§ **Exercise directions**: Starting with the first line below, extract each line through the one that contains "from matplotlib.ticker import", inclusive, excluding pictures.

§ **Recorded data**:
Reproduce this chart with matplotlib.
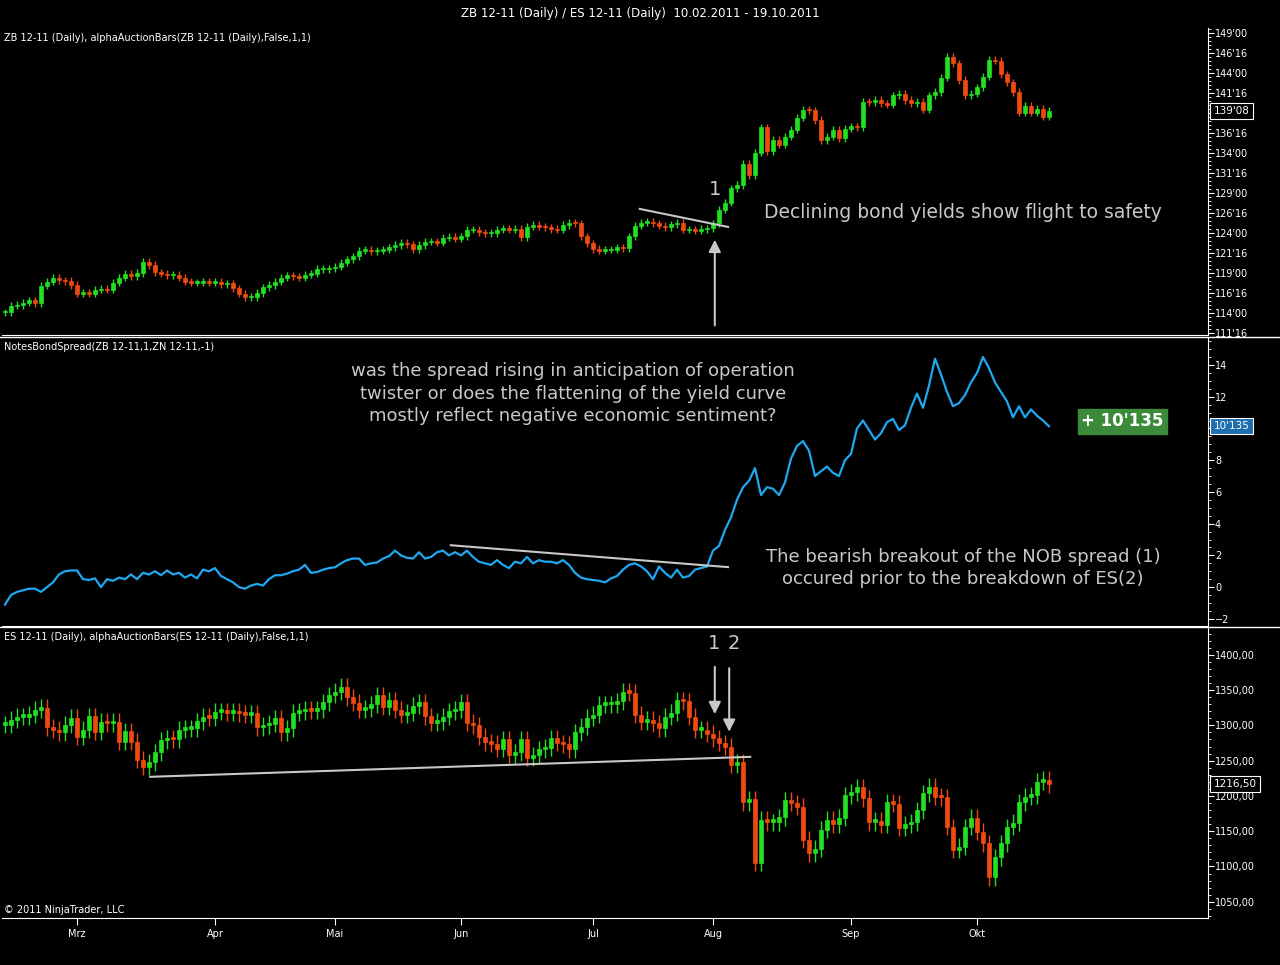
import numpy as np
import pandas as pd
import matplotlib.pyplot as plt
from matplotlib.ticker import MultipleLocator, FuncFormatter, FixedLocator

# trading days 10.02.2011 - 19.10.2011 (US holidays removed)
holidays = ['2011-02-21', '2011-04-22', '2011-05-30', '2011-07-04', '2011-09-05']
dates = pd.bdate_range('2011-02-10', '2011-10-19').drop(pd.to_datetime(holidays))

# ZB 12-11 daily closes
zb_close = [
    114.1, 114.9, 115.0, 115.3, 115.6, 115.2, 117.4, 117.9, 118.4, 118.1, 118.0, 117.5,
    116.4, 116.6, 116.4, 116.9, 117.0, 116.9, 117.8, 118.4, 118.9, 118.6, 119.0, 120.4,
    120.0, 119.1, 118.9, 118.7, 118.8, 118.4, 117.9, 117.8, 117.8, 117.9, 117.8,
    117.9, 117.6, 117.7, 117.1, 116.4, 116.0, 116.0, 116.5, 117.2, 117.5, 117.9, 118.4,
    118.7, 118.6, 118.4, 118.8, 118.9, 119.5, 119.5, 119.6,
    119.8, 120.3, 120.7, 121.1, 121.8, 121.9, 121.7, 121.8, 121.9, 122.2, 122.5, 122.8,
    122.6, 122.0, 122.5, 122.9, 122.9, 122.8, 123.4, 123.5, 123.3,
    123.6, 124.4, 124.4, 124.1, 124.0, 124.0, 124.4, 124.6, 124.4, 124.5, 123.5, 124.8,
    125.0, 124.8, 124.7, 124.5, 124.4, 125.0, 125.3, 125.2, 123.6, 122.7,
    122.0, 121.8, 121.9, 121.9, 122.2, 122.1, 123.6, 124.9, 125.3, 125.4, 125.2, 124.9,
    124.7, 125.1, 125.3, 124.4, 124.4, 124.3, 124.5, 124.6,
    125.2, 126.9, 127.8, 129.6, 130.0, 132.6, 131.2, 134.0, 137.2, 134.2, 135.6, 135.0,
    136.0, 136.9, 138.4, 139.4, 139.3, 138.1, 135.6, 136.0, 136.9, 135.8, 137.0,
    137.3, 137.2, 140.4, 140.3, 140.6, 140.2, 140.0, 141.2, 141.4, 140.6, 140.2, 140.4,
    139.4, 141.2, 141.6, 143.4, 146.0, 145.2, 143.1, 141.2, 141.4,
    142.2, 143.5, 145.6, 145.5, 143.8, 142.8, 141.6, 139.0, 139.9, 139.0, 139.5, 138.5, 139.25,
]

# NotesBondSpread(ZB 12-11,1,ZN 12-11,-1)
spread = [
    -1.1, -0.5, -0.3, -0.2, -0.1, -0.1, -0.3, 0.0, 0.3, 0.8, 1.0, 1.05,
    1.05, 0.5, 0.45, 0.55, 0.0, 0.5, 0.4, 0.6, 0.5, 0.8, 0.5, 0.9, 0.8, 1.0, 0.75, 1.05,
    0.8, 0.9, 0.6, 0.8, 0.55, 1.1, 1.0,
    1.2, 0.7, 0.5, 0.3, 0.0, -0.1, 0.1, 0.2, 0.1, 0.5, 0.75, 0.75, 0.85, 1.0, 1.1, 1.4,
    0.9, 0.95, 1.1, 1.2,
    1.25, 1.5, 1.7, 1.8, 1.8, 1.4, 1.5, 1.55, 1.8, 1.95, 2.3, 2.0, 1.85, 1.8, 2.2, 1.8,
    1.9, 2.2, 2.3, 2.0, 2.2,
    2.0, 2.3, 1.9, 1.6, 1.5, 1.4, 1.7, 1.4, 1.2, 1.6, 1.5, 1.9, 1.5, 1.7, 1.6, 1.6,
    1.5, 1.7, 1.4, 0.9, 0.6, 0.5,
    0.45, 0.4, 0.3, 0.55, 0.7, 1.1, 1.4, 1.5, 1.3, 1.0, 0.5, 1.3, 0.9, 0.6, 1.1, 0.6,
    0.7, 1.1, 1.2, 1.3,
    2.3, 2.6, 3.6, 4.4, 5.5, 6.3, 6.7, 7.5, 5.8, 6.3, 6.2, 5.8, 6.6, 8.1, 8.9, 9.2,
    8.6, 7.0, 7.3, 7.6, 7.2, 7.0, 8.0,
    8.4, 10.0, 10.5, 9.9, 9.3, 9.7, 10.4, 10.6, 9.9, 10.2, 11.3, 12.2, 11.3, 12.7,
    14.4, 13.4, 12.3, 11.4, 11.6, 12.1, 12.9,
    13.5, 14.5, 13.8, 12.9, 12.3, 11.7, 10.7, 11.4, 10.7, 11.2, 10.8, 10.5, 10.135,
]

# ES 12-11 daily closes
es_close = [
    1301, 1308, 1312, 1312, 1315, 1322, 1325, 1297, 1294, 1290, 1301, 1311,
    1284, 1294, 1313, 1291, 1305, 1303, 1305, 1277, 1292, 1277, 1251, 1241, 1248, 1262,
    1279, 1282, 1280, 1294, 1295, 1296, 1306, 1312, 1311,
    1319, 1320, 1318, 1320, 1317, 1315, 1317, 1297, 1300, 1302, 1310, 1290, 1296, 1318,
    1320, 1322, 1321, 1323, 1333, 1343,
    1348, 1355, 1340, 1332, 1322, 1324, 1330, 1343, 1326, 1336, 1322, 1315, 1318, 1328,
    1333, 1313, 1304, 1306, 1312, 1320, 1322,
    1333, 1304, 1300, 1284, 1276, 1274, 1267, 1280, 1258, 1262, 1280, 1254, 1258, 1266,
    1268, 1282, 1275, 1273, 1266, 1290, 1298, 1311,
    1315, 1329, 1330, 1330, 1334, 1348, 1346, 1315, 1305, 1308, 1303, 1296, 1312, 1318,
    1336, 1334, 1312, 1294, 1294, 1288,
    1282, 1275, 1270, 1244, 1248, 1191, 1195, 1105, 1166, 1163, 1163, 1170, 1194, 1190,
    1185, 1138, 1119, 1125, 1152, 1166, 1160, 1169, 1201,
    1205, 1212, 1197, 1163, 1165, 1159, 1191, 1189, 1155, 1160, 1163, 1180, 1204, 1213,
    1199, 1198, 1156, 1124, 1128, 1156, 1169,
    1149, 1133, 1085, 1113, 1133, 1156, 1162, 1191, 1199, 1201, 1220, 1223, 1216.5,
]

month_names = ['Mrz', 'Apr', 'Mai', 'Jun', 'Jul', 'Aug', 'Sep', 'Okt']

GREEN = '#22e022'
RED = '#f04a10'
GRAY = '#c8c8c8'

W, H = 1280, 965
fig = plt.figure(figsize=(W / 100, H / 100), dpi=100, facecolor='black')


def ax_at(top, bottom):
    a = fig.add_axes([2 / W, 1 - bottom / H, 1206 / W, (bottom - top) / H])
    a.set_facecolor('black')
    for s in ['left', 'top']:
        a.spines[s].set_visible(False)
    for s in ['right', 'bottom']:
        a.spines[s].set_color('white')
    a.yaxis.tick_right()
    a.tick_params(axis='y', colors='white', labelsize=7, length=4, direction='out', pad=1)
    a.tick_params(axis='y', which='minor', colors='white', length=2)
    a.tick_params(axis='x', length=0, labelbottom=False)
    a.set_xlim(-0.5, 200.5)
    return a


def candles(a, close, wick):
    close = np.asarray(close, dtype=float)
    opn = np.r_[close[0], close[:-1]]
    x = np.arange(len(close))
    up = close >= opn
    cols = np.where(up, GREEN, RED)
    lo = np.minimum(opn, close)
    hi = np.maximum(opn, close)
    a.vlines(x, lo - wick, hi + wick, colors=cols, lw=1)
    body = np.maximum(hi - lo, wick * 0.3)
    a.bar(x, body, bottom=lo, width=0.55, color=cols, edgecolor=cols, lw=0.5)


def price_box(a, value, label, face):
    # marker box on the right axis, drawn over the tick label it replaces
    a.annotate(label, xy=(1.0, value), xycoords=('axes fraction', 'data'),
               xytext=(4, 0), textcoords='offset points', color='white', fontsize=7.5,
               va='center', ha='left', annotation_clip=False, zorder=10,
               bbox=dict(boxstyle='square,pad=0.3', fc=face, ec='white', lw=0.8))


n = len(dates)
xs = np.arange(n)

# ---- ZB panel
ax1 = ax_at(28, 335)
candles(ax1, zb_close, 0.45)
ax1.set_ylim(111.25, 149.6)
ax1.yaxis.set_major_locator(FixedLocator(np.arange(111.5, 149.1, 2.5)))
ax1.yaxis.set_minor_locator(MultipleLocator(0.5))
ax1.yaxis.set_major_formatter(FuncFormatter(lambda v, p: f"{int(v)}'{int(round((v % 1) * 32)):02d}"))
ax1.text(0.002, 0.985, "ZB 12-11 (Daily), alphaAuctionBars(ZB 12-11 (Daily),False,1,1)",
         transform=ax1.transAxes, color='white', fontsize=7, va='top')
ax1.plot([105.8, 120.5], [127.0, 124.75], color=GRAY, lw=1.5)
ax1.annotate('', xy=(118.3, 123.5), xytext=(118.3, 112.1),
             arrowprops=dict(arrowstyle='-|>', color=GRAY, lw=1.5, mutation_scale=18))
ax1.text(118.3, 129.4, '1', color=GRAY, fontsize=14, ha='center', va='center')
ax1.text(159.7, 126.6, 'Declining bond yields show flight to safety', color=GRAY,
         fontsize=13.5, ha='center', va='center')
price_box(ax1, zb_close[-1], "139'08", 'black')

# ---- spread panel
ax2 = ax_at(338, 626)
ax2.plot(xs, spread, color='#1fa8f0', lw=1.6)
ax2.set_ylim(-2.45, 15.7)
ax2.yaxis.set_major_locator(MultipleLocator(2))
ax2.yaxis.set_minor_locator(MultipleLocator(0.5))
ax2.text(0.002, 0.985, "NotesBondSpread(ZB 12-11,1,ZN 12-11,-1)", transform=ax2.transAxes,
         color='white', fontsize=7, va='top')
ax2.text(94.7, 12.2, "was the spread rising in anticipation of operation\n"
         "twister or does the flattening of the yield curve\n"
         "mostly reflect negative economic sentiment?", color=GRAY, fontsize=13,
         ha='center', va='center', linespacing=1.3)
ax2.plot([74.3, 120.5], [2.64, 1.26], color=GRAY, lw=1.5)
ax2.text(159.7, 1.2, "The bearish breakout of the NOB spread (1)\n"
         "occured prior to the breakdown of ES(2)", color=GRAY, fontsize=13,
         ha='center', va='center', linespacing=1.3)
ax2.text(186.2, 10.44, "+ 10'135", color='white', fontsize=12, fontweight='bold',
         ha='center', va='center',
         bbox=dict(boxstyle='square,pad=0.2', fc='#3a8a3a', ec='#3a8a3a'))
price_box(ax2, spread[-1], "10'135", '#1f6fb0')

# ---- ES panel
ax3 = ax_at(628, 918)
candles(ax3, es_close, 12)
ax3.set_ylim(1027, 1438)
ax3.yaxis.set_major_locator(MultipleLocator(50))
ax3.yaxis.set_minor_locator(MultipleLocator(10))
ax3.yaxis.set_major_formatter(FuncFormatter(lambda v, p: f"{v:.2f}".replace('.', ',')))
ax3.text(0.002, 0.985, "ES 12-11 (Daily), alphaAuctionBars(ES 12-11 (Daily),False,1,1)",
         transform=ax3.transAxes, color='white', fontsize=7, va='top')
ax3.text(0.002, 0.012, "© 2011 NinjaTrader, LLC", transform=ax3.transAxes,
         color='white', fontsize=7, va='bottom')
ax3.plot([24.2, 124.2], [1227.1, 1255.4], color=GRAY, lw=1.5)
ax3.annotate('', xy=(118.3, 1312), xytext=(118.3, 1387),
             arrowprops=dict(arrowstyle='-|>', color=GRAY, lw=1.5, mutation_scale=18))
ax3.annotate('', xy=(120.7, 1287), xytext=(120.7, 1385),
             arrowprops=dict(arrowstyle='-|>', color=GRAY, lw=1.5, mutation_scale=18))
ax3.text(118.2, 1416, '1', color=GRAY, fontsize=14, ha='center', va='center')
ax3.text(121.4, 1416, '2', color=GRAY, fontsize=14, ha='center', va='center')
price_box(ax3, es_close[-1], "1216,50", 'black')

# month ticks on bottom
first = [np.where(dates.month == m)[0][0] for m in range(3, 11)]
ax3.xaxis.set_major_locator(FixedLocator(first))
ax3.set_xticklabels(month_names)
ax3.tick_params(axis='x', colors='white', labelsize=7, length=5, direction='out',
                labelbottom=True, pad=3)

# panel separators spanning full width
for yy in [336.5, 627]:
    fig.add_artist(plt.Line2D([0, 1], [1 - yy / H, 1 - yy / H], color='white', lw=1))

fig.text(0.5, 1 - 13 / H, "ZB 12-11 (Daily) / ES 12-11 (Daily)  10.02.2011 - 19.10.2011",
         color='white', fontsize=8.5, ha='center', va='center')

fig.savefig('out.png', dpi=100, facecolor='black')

§ **Solution to this task**:
Reproduce this chart with matplotlib.
import numpy as np
import pandas as pd
import matplotlib.pyplot as plt
from matplotlib.ticker import MultipleLocator, FuncFormatter, FixedLocator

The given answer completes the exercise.